*Data provided:*
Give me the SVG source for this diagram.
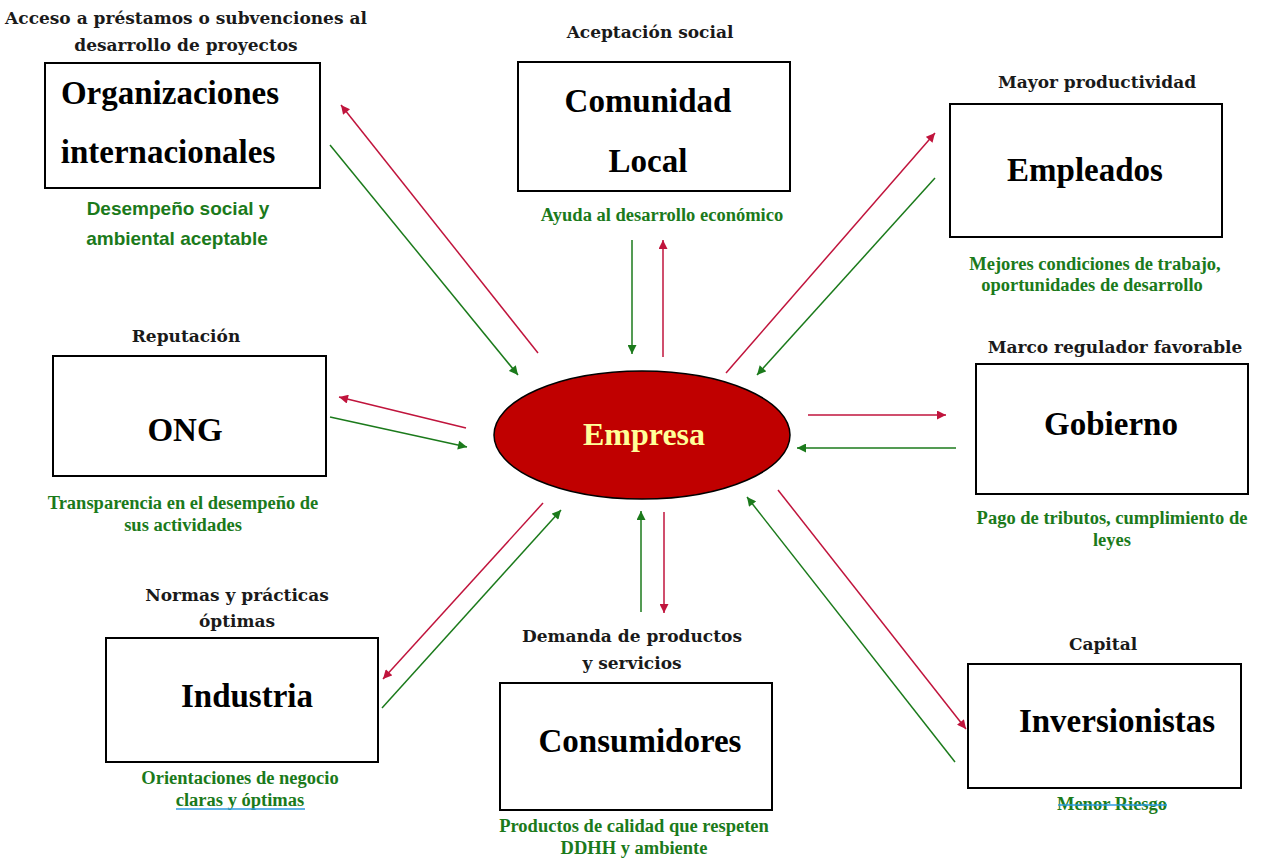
<svg xmlns="http://www.w3.org/2000/svg" width="1261" height="859" viewBox="0 0 1261 859">
<style>
.box{fill:#fff;stroke:#000;stroke-width:2}
.node{font-family:"Liberation Serif",serif;font-weight:bold;font-size:33px;fill:#000;text-anchor:middle}
.lbl{font-family:"DejaVu Serif",serif;font-weight:bold;font-size:17px;fill:#1a1a1a;text-anchor:middle}
.grn{font-family:"Liberation Serif",serif;font-weight:bold;font-size:18.5px;fill:#1b7a1b;text-anchor:middle}
.grns{font-family:"Liberation Sans",sans-serif;font-weight:bold;font-size:19px;fill:#1b7a1b;text-anchor:middle}
.r{stroke:#c0143c;stroke-width:1.5;fill:none;marker-end:url(#ar)}
.g{stroke:#1b7a1b;stroke-width:1.5;fill:none;marker-end:url(#ag)}
</style>
<defs>
<marker id="ar" viewBox="0 0 10 10" refX="10" refY="5" markerWidth="10" markerHeight="9" markerUnits="userSpaceOnUse" orient="auto"><path d="M0,0 L10,5 L0,10 Z" fill="#c0143c"/></marker>
<marker id="ag" viewBox="0 0 10 10" refX="10" refY="5" markerWidth="10" markerHeight="9" markerUnits="userSpaceOnUse" orient="auto"><path d="M0,0 L10,5 L0,10 Z" fill="#1b7a1b"/></marker>
</defs>
<rect width="1261" height="859" fill="#fff"/>
<g id="connectors">
<line class="r" x1="538" y1="353" x2="341" y2="105"/>
<line class="g" x1="330" y1="145" x2="518" y2="375"/>
<line class="g" x1="632" y1="240" x2="632" y2="354"/>
<line class="r" x1="663" y1="357" x2="663" y2="240"/>
<line class="r" x1="726" y1="373" x2="935" y2="133"/>
<line class="g" x1="935" y1="178" x2="757" y2="375"/>
<line class="r" x1="808" y1="415" x2="946" y2="415"/>
<line class="g" x1="956" y1="448" x2="797" y2="448"/>
<line class="r" x1="466" y1="428" x2="339" y2="397"/>
<line class="g" x1="330" y1="417" x2="467" y2="447"/>
<line class="r" x1="543" y1="503" x2="383" y2="679"/>
<line class="g" x1="382" y1="708" x2="561" y2="510"/>
<line class="g" x1="641" y1="612" x2="641" y2="511"/>
<line class="r" x1="664" y1="512" x2="664" y2="613"/>
<line class="r" x1="778" y1="490" x2="966" y2="729"/>
<line class="g" x1="955" y1="762" x2="747" y2="497"/>
</g>
<g id="empresa">
<ellipse cx="642" cy="435" rx="148" ry="64" fill="#c00000" stroke="#000" stroke-width="1.5"/>
<text x="644" y="445" font-family="Liberation Serif,serif" font-weight="bold" font-size="32" fill="#ffff99" text-anchor="middle">Empresa</text>
</g>
<g id="organizaciones">
<text class="lbl" x="186" y="24">Acceso a préstamos o subvenciones al</text>
<text class="lbl" x="186" y="51">desarrollo de proyectos</text>
<rect class="box" x="45" y="63" width="275" height="125"/>
<text class="node" x="170" y="104">Organizaciones</text>
<text class="node" x="168" y="163">internacionales</text>
<text class="grns" x="178" y="215">Desempeño social y</text>
<text class="grns" x="177" y="245">ambiental aceptable</text>
</g>
<g id="comunidad">
<text class="lbl" x="650" y="38">Aceptación social</text>
<rect class="box" x="518" y="62" width="272" height="129"/>
<text class="node" x="648" y="112">Comunidad</text>
<text class="node" x="648" y="172">Local</text>
<text class="grn" x="662" y="221">Ayuda al desarrollo económico</text>
</g>
<g id="empleados">
<text class="lbl" x="1097" y="88">Mayor productividad</text>
<rect class="box" x="950" y="104" width="272" height="133"/>
<text class="node" x="1085" y="181">Empleados</text>
<text class="grn" x="1095" y="270">Mejores condiciones de trabajo,</text>
<text class="grn" x="1092" y="291">oportunidades de desarrollo</text>
</g>
<g id="gobierno">
<text class="lbl" x="1115" y="353">Marco regulador favorable</text>
<rect class="box" x="976" y="364" width="272" height="130"/>
<text class="node" x="1111" y="435">Gobierno</text>
<text class="grn" x="1112" y="524">Pago de tributos, cumplimiento  de</text>
<text class="grn" x="1112" y="546">leyes</text>
</g>
<g id="ong">
<text class="lbl" x="186" y="342">Reputación</text>
<rect class="box" x="53" y="356" width="273" height="120"/>
<text class="node" x="185" y="441">ONG</text>
<text class="grn" x="183" y="509">Transparencia en el desempeño de</text>
<text class="grn" x="183" y="531">sus actividades</text>
</g>
<g id="industria">
<text class="lbl" x="237" y="601">Normas y prácticas</text>
<text class="lbl" x="237" y="627">óptimas</text>
<rect class="box" x="106" y="638" width="272" height="124"/>
<text class="node" x="247" y="707">Industria</text>
<text class="grn" x="240" y="784">Orientaciones de negocio</text>
<text class="grn" x="240" y="806">claras y óptimas</text>
<line x1="176" y1="809" x2="305" y2="809" stroke="#2e9be0" stroke-width="1.5"/>
</g>
<g id="consumidores">
<text class="lbl" x="632" y="642">Demanda de productos</text>
<text class="lbl" x="632" y="669">y servicios</text>
<rect class="box" x="500" y="683" width="272" height="127"/>
<text class="node" x="640" y="752">Consumidores</text>
<text class="grn" x="634" y="832">Productos de calidad que respeten</text>
<text class="grn" x="634" y="854">DDHH y ambiente</text>
</g>
<g id="inversionistas">
<text class="lbl" x="1103" y="650">Capital</text>
<rect class="box" x="968" y="664" width="273" height="124"/>
<text class="node" x="1117" y="732">Inversionistas</text>
<text class="grn" x="1112" y="810">Menor Riesgo</text>
<line x1="1058" y1="805" x2="1167" y2="805" stroke="#2e9be0" stroke-width="1.5"/>
</g>
</svg>
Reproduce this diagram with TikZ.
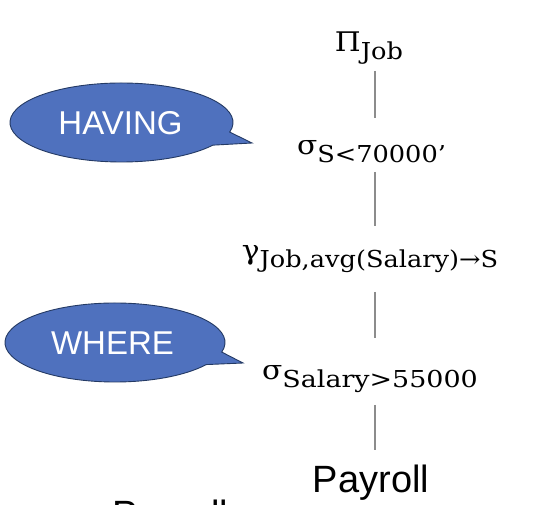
\documentclass[tikz,border=0pt]{standalone}
\usepackage{fontspec}
\setmainfont{Liberation Sans}
\newfontfamily\mathlbl[FakeStretch=1.1]{DejaVu Serif}
\definecolor{bubblefill}{RGB}{79,113,190}
\definecolor{bubbleline}{RGB}{36,58,100}
\definecolor{conngray}{RGB}{140,140,140}
\newcommand{\oplabel}[2]{{\mathlbl\fontsize{27}{27}\selectfont #1}{\mathlbl\fontsize{23.3}{23.3}\selectfont\raisebox{-8pt}{#2}}}
\begin{document}
\begin{tikzpicture}[x=1pt,y=1pt,
  oplbl/.style={anchor=base, inner sep=0pt},
  conn/.style={draw=conngray, line width=1.3pt},
  bubble/.style={fill=bubblefill, draw=bubbleline, line width=0.9pt},
  bubbletext/.style={text=white, font=\fontsize{33}{33}\selectfont, anchor=base, inner sep=0pt},
  reltext/.style={font=\fontsize{38}{38}\selectfont, anchor=base, inner sep=0pt}]
\useasboundingbox (0,0) rectangle (536,504);
% callouts
\coordinate (hc) at (121.5,381.5);
\coordinate (htip) at (252,361);
\draw[bubble] ([shift={(-14:111.5 and 39.5)}]hc) arc[start angle=-14, end angle=325, x radius=111.5, y radius=39.5] -- (htip) -- cycle;
\node[bubbletext] (having) at (120.5,369) {HAVING};
\coordinate (wc) at (115,161.5);
\coordinate (wtip) at (243,141);
\draw[bubble] ([shift={(-14:110 and 39.5)}]wc) arc[start angle=-14, end angle=326, x radius=110, y radius=39.5] -- (wtip) -- cycle;
\node[bubbletext] (where) at (112.5,149) {WHERE};
% operator tree
\node[oplbl] (pi) at (369,452) {\oplabel{Π}{Job}};
\node[oplbl] (s1) at (371.5,349) {\oplabel{σ}{S<70000’}};
\node[oplbl] (gam) at (370,244) {\oplabel{γ}{Job,avg(Salary)→S}};
\node[oplbl] (s2) at (370,124) {\oplabel{σ}{\scalebox{1.05}[1]{Salary>55000}}};
\node[reltext] (pay) at (371,12) {Payroll};
\node[reltext, anchor=base west] (paycut) at (112,-23) {Payroll};
\draw[conn] ([shift={(6,-19)}]pi.base) -- ([shift={(3.5,37)}]s1.base);
\draw[conn] ([shift={(3.5,-17)}]s1.base) -- ([shift={(5,34)}]gam.base);
\draw[conn] ([shift={(5,-32)}]gam.base) -- ([shift={(5,42)}]s2.base);
\draw[conn] ([shift={(5,-25)}]s2.base) -- ([shift={(4,42)}]pay.base);
\end{tikzpicture}
\end{document}
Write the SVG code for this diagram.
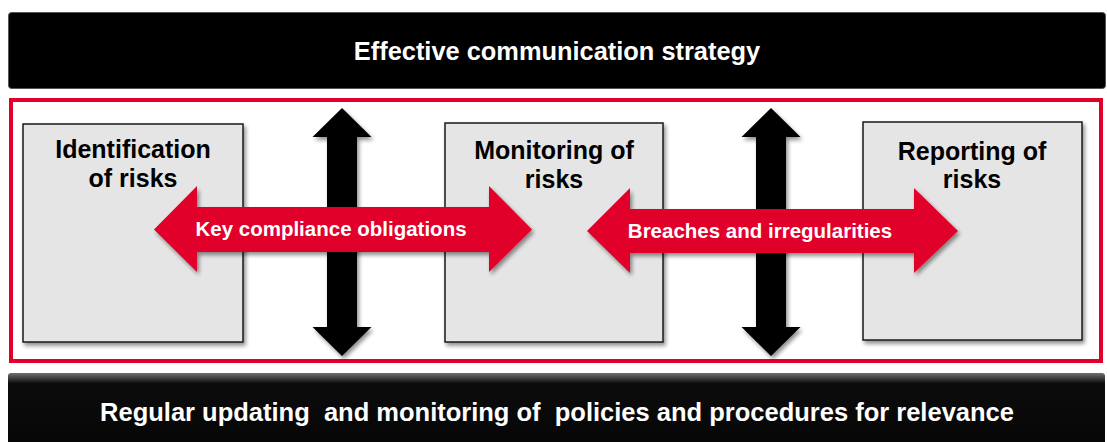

*Short task:* Find every line in the records that contains the word "diagram"; copy those lines.

*Task solution:*
Give me the SVG source for this diagram.
Reproduce this diagram with TikZ.
Write the SVG code for this diagram.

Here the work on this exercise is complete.